The Meta Quest 2 stands as a landmark device in the history of virtual reality. It wasn’t necessarily the most powerful or feature-rich headset upon release, but it masterfully balanced performance, features, and, crucially, cost and accessibility. By integrating capable processing, high-resolution displays, and reliable inside-out tracking into a convenient standalone package, it dramatically lowered the barrier to entry for millions, transforming VR from a niche enthusiast hobby into a burgeoning mainstream platform.

Its success lies in the intelligent convergence of multiple technologies: advances in mobile processing (Snapdragon XR2), display tech (high-refresh LCDs), computer vision (SLAM tracking), and optimized software. It demonstrated that compelling, immersive VR experiences were possible without expensive PCs or complex external setups.

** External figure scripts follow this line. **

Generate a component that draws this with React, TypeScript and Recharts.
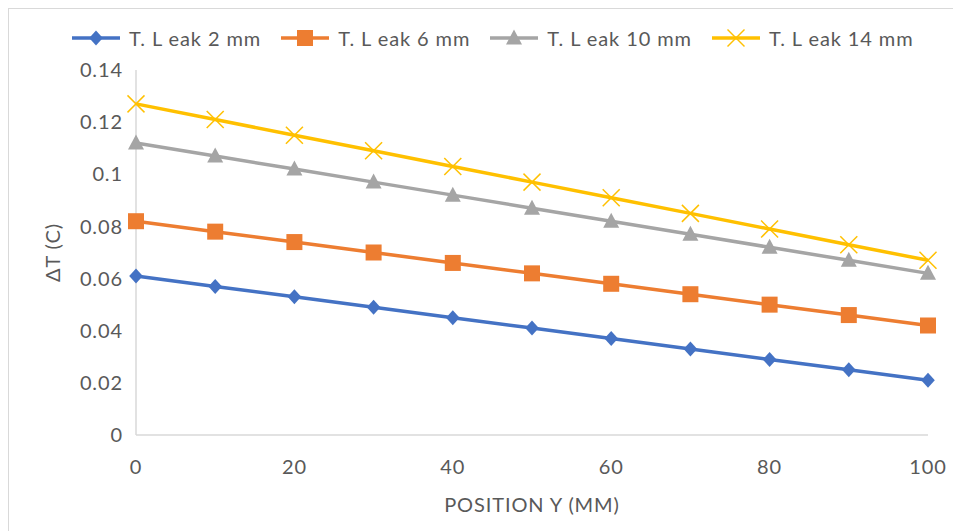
import React from 'react'
import {
  LineChart,
  Line,
  XAxis,
  YAxis,
  Legend,
  Label,
} from 'recharts'

// position along Y (mm)
const positions = [0, 10, 20, 30, 40, 50, 60, 70, 80, 90, 100]
const leak2 = [0.061, 0.057, 0.053, 0.049, 0.045, 0.041, 0.037, 0.033, 0.029, 0.025, 0.021]
const leak6 = [0.082, 0.078, 0.074, 0.07, 0.066, 0.062, 0.058, 0.054, 0.05, 0.046, 0.042]
const leak10 = [0.112, 0.107, 0.102, 0.097, 0.092, 0.087, 0.082, 0.077, 0.072, 0.067, 0.062]
const leak14 = [0.127, 0.121, 0.115, 0.109, 0.103, 0.097, 0.091, 0.085, 0.079, 0.073, 0.067]

const xTicks = [0, 20, 40, 60, 80, 100]
const yTicks = [0, 0.02, 0.04, 0.06, 0.08, 0.1, 0.12, 0.14]

const data = positions.map((p, i) => ({
  pos: p,
  leak2: leak2[i],
  leak6: leak6[i],
  leak10: leak10[i],
  leak14: leak14[i],
}))

const FONT = 'Lato, "Open Sans", sans-serif'
const TEXT = '#595959'
const AXIS = '#d9d9d9'
const fontStyle = { fill: TEXT, fontSize: 20, fontFamily: FONT, letterSpacing: 0.9 }

type Marker = 'diamond' | 'square' | 'triangle' | 'cross'

function MarkerShape({ kind, cx, cy, color }: { kind: Marker; cx: number; cy: number; color: string }) {
  if (kind === 'diamond') {
    return <path d={`M${cx},${cy - 7.5}L${cx + 6.8},${cy}L${cx},${cy + 7.5}L${cx - 6.8},${cy}Z`} fill={color} />
  }
  if (kind === 'square') {
    const r = 8
    return <rect x={cx - r} y={cy - r} width={r * 2} height={r * 2} fill={color} />
  }
  if (kind === 'triangle') {
    return <path d={`M${cx},${cy - 8.5}L${cx + 8},${cy + 6.5}L${cx - 8},${cy + 6.5}Z`} fill={color} />
  }
  const r = 8.5
  return (
    <g stroke={color} strokeWidth={1.5}>
      <line x1={cx - r} y1={cy - r} x2={cx + r} y2={cy + r} />
      <line x1={cx - r} y1={cy + r} x2={cx + r} y2={cy - r} />
    </g>
  )
}

const series = [
  { key: 'leak2', name: 'T. L eak 2 mm', color: '#4472C4', marker: 'diamond' as Marker },
  { key: 'leak6', name: 'T. L eak 6 mm', color: '#ED7D31', marker: 'square' as Marker },
  { key: 'leak10', name: 'T. L eak 10 mm', color: '#A5A5A5', marker: 'triangle' as Marker },
  { key: 'leak14', name: 'T. L eak 14 mm', color: '#FFC000', marker: 'cross' as Marker },
]

function LegendRow() {
  return (
    <div style={{ height: 61, paddingTop: 17, paddingLeft: 63, boxSizing: 'border-box', display: 'flex', fontFamily: FONT, fontSize: 20, letterSpacing: 0.9, color: TEXT }}>
      {series.map((s) => (
        <div key={s.key} style={{ display: 'flex', alignItems: 'center', height: 24, marginRight: 20 }}>
          <svg width={48} height={20} style={{ marginRight: 9 }}>
            <line x1={0} y1={10} x2={48} y2={10} stroke={s.color} strokeWidth={3.5} />
            <MarkerShape kind={s.marker} cx={24} cy={10} color={s.color} />
          </svg>
          <span>{s.name}</span>
        </div>
      ))}
    </div>
  )
}

export default function App() {
  return (
    <div style={{ width: 953, height: 523, borderTop: `1px solid ${AXIS}`, borderLeft: `1px solid ${AXIS}`, boxSizing: 'border-box', background: '#fff' }}>
      <LineChart width={952} height={522} data={data} margin={{ top: 0, right: 33, bottom: 16, left: 30 }}>
        <Legend verticalAlign="top" content={() => <LegendRow />} wrapperStyle={{ left: 0, width: 952 }} />
        <XAxis
          dataKey="pos"
          type="number"
          domain={[0, 100]}
          ticks={xTicks}
          height={80}
          tickLine={false}
          tickMargin={19}
          axisLine={{ stroke: AXIS, strokeWidth: 1.5 }}
          tick={fontStyle}
        >
          <Label value="POSITION Y (MM)" position="insideBottom" offset={3} style={fontStyle} />
        </XAxis>
        <YAxis
          type="number"
          domain={[0, 0.14]}
          ticks={yTicks}
          width={97}
          tickLine={false}
          tickMargin={7}
          axisLine={{ stroke: AXIS, strokeWidth: 1.5 }}
          tick={fontStyle}
        >
          <Label value="ΔT (C)" angle={-90} position="insideLeft" offset={14} textAnchor="middle" style={{ ...fontStyle, textAnchor: 'middle' }} />
        </YAxis>
        {series.map((s) => (
          <Line
            key={s.key}
            type="linear"
            dataKey={s.key}
            name={s.name}
            stroke={s.color}
            strokeWidth={3.5}
            isAnimationActive={false}
            dot={(p: any) => <MarkerShape key={`${s.key}-${p.index}`} kind={s.marker} cx={p.cx} cy={p.cy} color={s.color} />}
            activeDot={false}
          />
        ))}
      </LineChart>
    </div>
  )
}
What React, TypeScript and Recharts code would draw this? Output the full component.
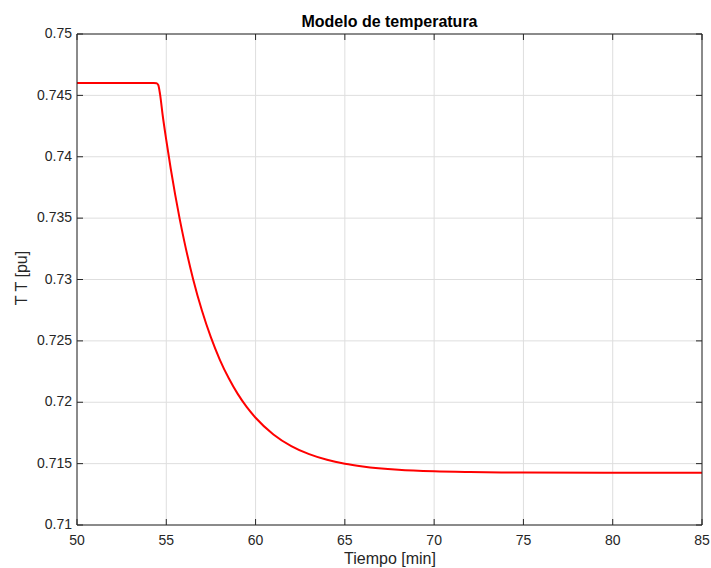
import { LineChart, Line, XAxis, YAxis, CartesianGrid } from "recharts";

// Tiempo [min] y temperatura [pu]
const tiempo = [
  50, 52, 54, 54.3, 54.45, 54.55, 54.65, 54.8, 55.0, 55.25, 55.5, 55.75, 56.0,
  56.5, 57.0, 57.5, 58.0, 58.5, 59.0, 59.5, 60.0, 61.0, 62.0, 63.0, 64.0,
  65.0, 66.0, 68.0, 70.0, 72.0, 75.0, 80.0, 85.0,
];
const temperatura = [
  0.746, 0.746, 0.746, 0.746, 0.74598, 0.74585, 0.7451, 0.74336, 0.74135,
  0.73902, 0.73689, 0.73494, 0.73317, 0.73005, 0.72745, 0.72528, 0.72346,
  0.72195, 0.72068, 0.71962, 0.71874, 0.71738, 0.71643, 0.71577, 0.71531,
  0.71499, 0.71477, 0.7145, 0.71437, 0.71431, 0.71427, 0.71425, 0.71425,
];

const xTicks = [50, 55, 60, 65, 70, 75, 80, 85];
const yTicks = [0.71, 0.715, 0.72, 0.725, 0.73, 0.735, 0.74, 0.745, 0.75];

const data = tiempo.map((t, i) => ({ t, T: temperatura[i] }));

const AXIS = "#262626";
const FONT = "'Liberation Sans', Arial, Helvetica, sans-serif";
const TICK_LEN = 6;

// ticks hacia dentro, como en MATLAB
const BottomTick = ({ x, y, payload }: any) => (
  <g>
    <line x1={x} x2={x} y1={y} y2={y - TICK_LEN} stroke={AXIS} />
    <text
      x={x}
      y={y + 10}
      dy="0.71em"
      textAnchor="middle"
      fill={AXIS}
      fontSize={14}
      fontFamily={FONT}
    >
      {payload.value}
    </text>
  </g>
);

const LeftTick = ({ x, y, payload }: any) => (
  <g>
    <line x1={x} x2={x + TICK_LEN} y1={y} y2={y} stroke={AXIS} />
    <text
      x={x - 5}
      y={y}
      dy="0.3em"
      textAnchor="end"
      fill={AXIS}
      fontSize={14}
      fontFamily={FONT}
    >
      {String(payload.value)}
    </text>
  </g>
);

const TopTick = ({ x, y }: any) => (
  <line x1={x} x2={x} y1={y} y2={y + TICK_LEN} stroke={AXIS} />
);

const RightTick = ({ x, y }: any) => (
  <line x1={x} x2={x - TICK_LEN} y1={y} y2={y} stroke={AXIS} />
);

export default function App() {
  return (
    <div
      style={{
        position: "absolute",
        left: 0,
        top: 0,
        width: 711,
        height: 568,
        background: "#fff",
      }}
    >
      <LineChart
        width={711}
        height={568}
        data={data}
        margin={{ top: 33, right: 8, bottom: 0, left: 0 }}
      >
        <CartesianGrid stroke="#dedede" strokeWidth={1} />
        <XAxis
          dataKey="t"
          type="number"
          domain={[50, 85]}
          ticks={xTicks}
          allowDataOverflow
          interval={0}
          height={43}
          tickSize={0}
          tickMargin={0}
          tickLine={false}
          tick={<BottomTick />}
          axisLine={{ stroke: AXIS }}
        />
        <XAxis
          xAxisId="top"
          orientation="top"
          dataKey="t"
          type="number"
          domain={[50, 85]}
          ticks={xTicks}
          allowDataOverflow
          interval={0}
          height={1}
          tickSize={0}
          tickMargin={0}
          tickLine={false}
          tick={<TopTick />}
          axisLine={{ stroke: AXIS }}
        />
        <YAxis
          type="number"
          domain={[0.71, 0.75]}
          ticks={yTicks}
          allowDataOverflow
          interval={0}
          width={77}
          tickSize={0}
          tickMargin={0}
          tickLine={false}
          tick={<LeftTick />}
          axisLine={{ stroke: AXIS }}
        />
        <YAxis
          yAxisId="right"
          orientation="right"
          dataKey="T"
          type="number"
          domain={[0.71, 0.75]}
          ticks={yTicks}
          allowDataOverflow
          interval={0}
          width={1}
          tickSize={0}
          tickMargin={0}
          tickLine={false}
          tick={<RightTick />}
          axisLine={{ stroke: AXIS }}
        />
        <Line
          type="monotone"
          dataKey="T"
          stroke="#ff0000"
          strokeWidth={2}
          dot={false}
          isAnimationActive={false}
        />
      </LineChart>
      <svg
        width={711}
        height={568}
        style={{ position: "absolute", left: 0, top: 0, pointerEvents: "none" }}
      >
        <text
          x={389.5}
          y={27}
          textAnchor="middle"
          fontFamily={FONT}
          fontSize={16}
          fontWeight="bold"
          fill="#000"
        >
          Modelo de temperatura
        </text>
        <text
          x={390}
          y={564}
          textAnchor="middle"
          fontFamily={FONT}
          fontSize={16}
          fill={AXIS}
        >
          Tiempo [min]
        </text>
        <text
          transform="translate(27,278) rotate(-90)"
          textAnchor="middle"
          fontFamily={FONT}
          fontSize={16}
          fill={AXIS}
        >
          T T [pu]
        </text>
      </svg>
    </div>
  );
}
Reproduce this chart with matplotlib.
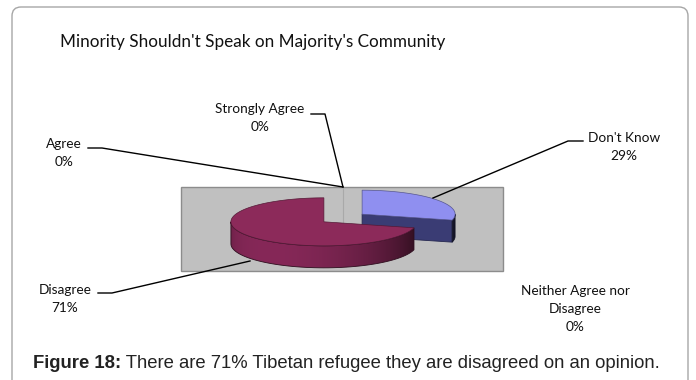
import numpy as np
import matplotlib
matplotlib.use('Agg')
import matplotlib.pyplot as plt
from matplotlib.patches import Polygon, Rectangle, FancyBboxPatch
from matplotlib.colors import to_rgb

# data
categories = ["Strongly Agree", "Agree", "Don't Know", "Disagree",
              "Neither Agree nor\nDisagree"]
values = [0, 0, 29, 71, 0]
top_colors = ["#9999ff", "#993366", "#8f8ff0", "#8c2a5a", "#ffffcc"]
side_colors = ["#3c3e76", "#5a1a38", "#3c3e76", "#862858", "#999977"]

title = "Minority Shouldn't Speak on Majority's Community"
caption_bold = "Figure 18:"
caption_rest = " There are 71% Tibetan refugee they are disagreed on an opinion."

# layout (pixel coords, y down)
W, H = 696, 380
CX, CY = 343, 218          # pie centre
RX, RY, DEPTH = 93, 24, 22
EXPLODE = 0.26
label_pos = [(260, 118), (64, 153), (624, 147), (65, 299), (575, 309)]
leaders = [[(311, 114), (325, 114), (343, 187)],
           [(88, 148), (102, 148), (343, 187)],
           [(583, 141), (568, 141), (433, 198)],
           [(98, 293), (112, 293), (250, 261)],
           None]

LABEL_FONT = 'Lato'

fig = plt.figure(figsize=(W / 100, H / 100), dpi=100)
ax = fig.add_axes([0, 0, 1, 1])
ax.axis('off')

# outer frame
ax.add_patch(FancyBboxPatch((12, 7), 676, 420,
                            boxstyle="round,pad=0,rounding_size=9",
                            facecolor='white', edgecolor='#a6a6a6', lw=1,
                            zorder=0.5))

# plot area
ax.add_patch(Rectangle((181, 187), 322, 84, facecolor='#c0c0c0',
                       edgecolor='#8c8c8c', lw=1, zorder=0.8))
ax.plot([CX, CX], [187, 226], color='#a9a9a9', lw=0.8, zorder=0.9)


def rim(cx, cy, a0, a1, dy=0, n=60):
    t = np.radians(np.linspace(a0, a1, n))
    return np.column_stack([cx + RX * np.cos(t), cy - RY * np.sin(t) + dy])


def shade(c, f):
    return tuple(np.clip(np.array(to_rgb(c)) * f, 0, 1))


def light(theta):
    return 0.55 + 0.45 * np.cos(np.radians(theta - 235))


# slice angles, clockwise from 12 o'clock
total = float(sum(values))
slices = []
cum = 0.0
for i, v in enumerate(values):
    if v > 0:
        s = 90 - (cum + v) / total * 360
        e = 90 - cum / total * 360
        mid = np.radians((s + e) / 2)
        cx = CX + EXPLODE * RX * np.cos(mid)
        cy = CY - EXPLODE * RY * np.sin(mid)
        slices.append((cy, i, s, e, cx))
    cum += v

for cy, i, s, e, cx in sorted(slices):
    top = top_colors[i]
    side = side_colors[i]
    # cut faces turned towards the viewer
    for a, vis in ((s, np.cos(np.radians(s)) > 0),
                   (e, np.cos(np.radians(e)) < 0)):
        if vis:
            p = rim(cx, cy, a, a, n=1)[0]
            face = [(cx, cy), tuple(p), (p[0], p[1] + DEPTH), (cx, cy + DEPTH)]
            ax.add_patch(Polygon(face, closed=True, facecolor='#3a3c74',
                                 edgecolor='#262850', lw=0.6, zorder=1))
    # outer wall on the front half, shaded with a gradient
    for k in (-360, 0, 360):
        a0, a1 = max(s, k - 180), min(e, k)
        if a1 <= a0:
            continue
        up = rim(cx, cy, a0, a1)
        lo = rim(cx, cy, a1, a0, dy=DEPTH)
        wall = Polygon(np.vstack([up, lo]), closed=True, facecolor='none',
                       edgecolor=shade(side, 0.35), lw=0.6, zorder=1.1)
        ax.add_patch(wall)
        xs = np.linspace(cx - RX, cx + RX, 200)
        th = 360 - np.degrees(np.arccos(np.clip((xs - cx) / RX, -1, 1)))
        grad = np.array([shade(side, f) for f in light(th)])[None, :, :]
        im = ax.imshow(grad, extent=(cx - RX, cx + RX, cy + RY + DEPTH, cy - 2),
                       aspect='auto', interpolation='bilinear', zorder=1)
        im.set_clip_path(wall)
    # top surface
    pts = np.vstack([[(cx, cy)], rim(cx, cy, s, e, n=120)])
    ax.add_patch(Polygon(pts, closed=True, facecolor=top,
                         edgecolor=shade(top, 0.6), lw=0.5, zorder=1.2))

# leader lines and labels
for name, v, (lx, ly), ld in zip(categories, values, label_pos, leaders):
    if ld is not None:
        xs, ys = zip(*ld)
        ax.plot(xs, ys, color='black', lw=1, zorder=2)
    ax.text(lx, ly, "%s\n%d%%" % (name, round(v / total * 100)),
            ha='center', va='center', multialignment='center',
            fontsize=9.8, family=LABEL_FONT, linespacing=1.6,
            color='#111111')

ax.text(60, 42, title, ha='left', va='center', fontsize=12.3,
        family=LABEL_FONT, color='#111111')

ax.set_xlim(0, W)
ax.set_ylim(H, 0)

# caption
t1 = ax.text(33, 363, caption_bold, ha='left', va='center', fontsize=13.3,
             fontweight='bold', family='Liberation Sans', color='#222222')
fig.canvas.draw()
bb = t1.get_window_extent()
x_end = ax.transData.inverted().transform((bb.x1, bb.y0))[0]
ax.text(x_end, 363, caption_rest, ha='left', va='center', fontsize=13.3,
        family='Liberation Sans', color='#222222')

fig.savefig('out.png', dpi=100)
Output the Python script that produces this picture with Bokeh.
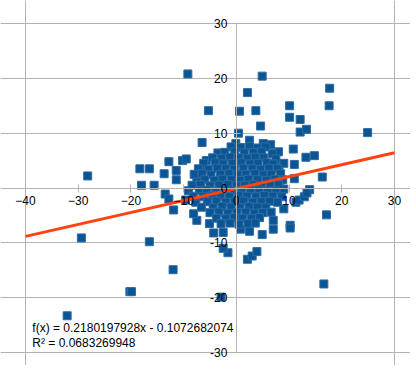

Yet, understanding the Quest 2 also means acknowledging its compromises – the finite battery life, the known comfort issues with the default strap, the optical trade-offs of Fresnel lenses, the performance ceiling of mobile hardware, and the ongoing debates surrounding platform control and data privacy via the Meta account requirement.

The Quest 2, therefore, is not just a product but also a teacher. It highlights the ongoing challenges and exciting frontiers in VR development: the quest for lighter, more comfortable designs; the need for longer battery life or more efficient power consumption; the pursuit of even higher-fidelity displays and wider fields of view with fewer optical compromises; the development of more natural and responsive interaction methods; and the seamless integration of virtual and augmented realities.

By dissecting the technology within the Meta Quest 2, we gain more than just technical knowledge. We gain a deeper appreciation for the intricate engineering required to create believable virtual worlds and a clearer perspective on where this transformative technology might take us next. It’s a reminder that the journey into the metaverse, or whatever immersive future awaits, is built upon continuous innovation, thoughtful design, and a profound understanding of how technology interacts with human perception.